On Thursday, the pound was trading at between 18.70 and 19.10 to the dollar, compared with an official rate of 6.50
An acute shortage of hard currency has seen the gap between the official and black market rates for the Sudanese pound widen sharply, with the currency losing 60 percent of its value against the dollar in the past six months.
On Thursday, the pound was trading at between 18.70 and 19.10 to the dollar, compared with an official rate of 6.50.
"Security agents have arrested more than 40 foreign exchange traders in the past few days for trading on the black market," one foreign exchange broker told AFP on condition of anonymity.
"Trading is very volatile. Every broker has his own rate."
The arrests came as the authorities warned of firm action against black marketeers to stem the slide in the value of the pound.
"We will adopt new measures against black marketeers as they are indulging in speculation," Finance Minister Badreldin Mahmoud told parliament on Wednesday.
"In the coming days we will also set up a special court to prosecute these black marketeers."

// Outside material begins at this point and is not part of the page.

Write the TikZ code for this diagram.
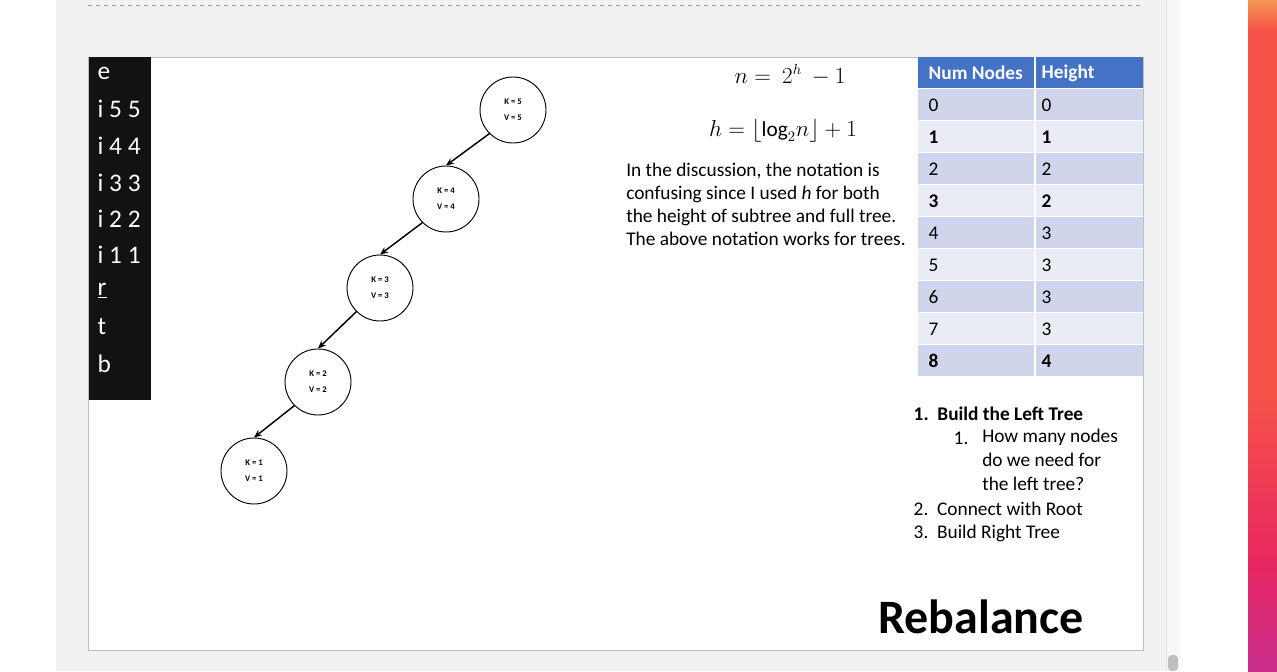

In a bid to curb black market trading, the Central Bank of Sudan is offering incentive to overseas Sudanese and foreigners inside the country to exchange their dollars at a rate higher than the official rate.
Sudanese banks are offering up to 15.80 pounds to a dollar as part of this central bank policy, bankers said.
"But even then banks are not seeing many transactions as there is distrust when it comes to government policies and people still prefer to approach black marketeers," a banker told AFP.
In September, a World Bank report recommended removing exchange controls to unify the official and black market rates.
But doing so now officially would require a massive devaluation that would risk fuelling simmering economic discontent.
There has been a spate of small-scale protests in recent weeks over government fuel subsidy cuts that have led to spiralling prices.
A previous round of fuel subsidy cuts in 2013 sparked serious unrest that was only suppressed with a deadly crackdown that drew international condemnation.
Sudan has been under a US trade embargo since 1997, making international banking transactions cumbersome.
The loss of nearly 75 percent of the country's oil earnings with the secession of the south in 2011 has led to further pressure on the foreign exchange market and seen economic growth slow.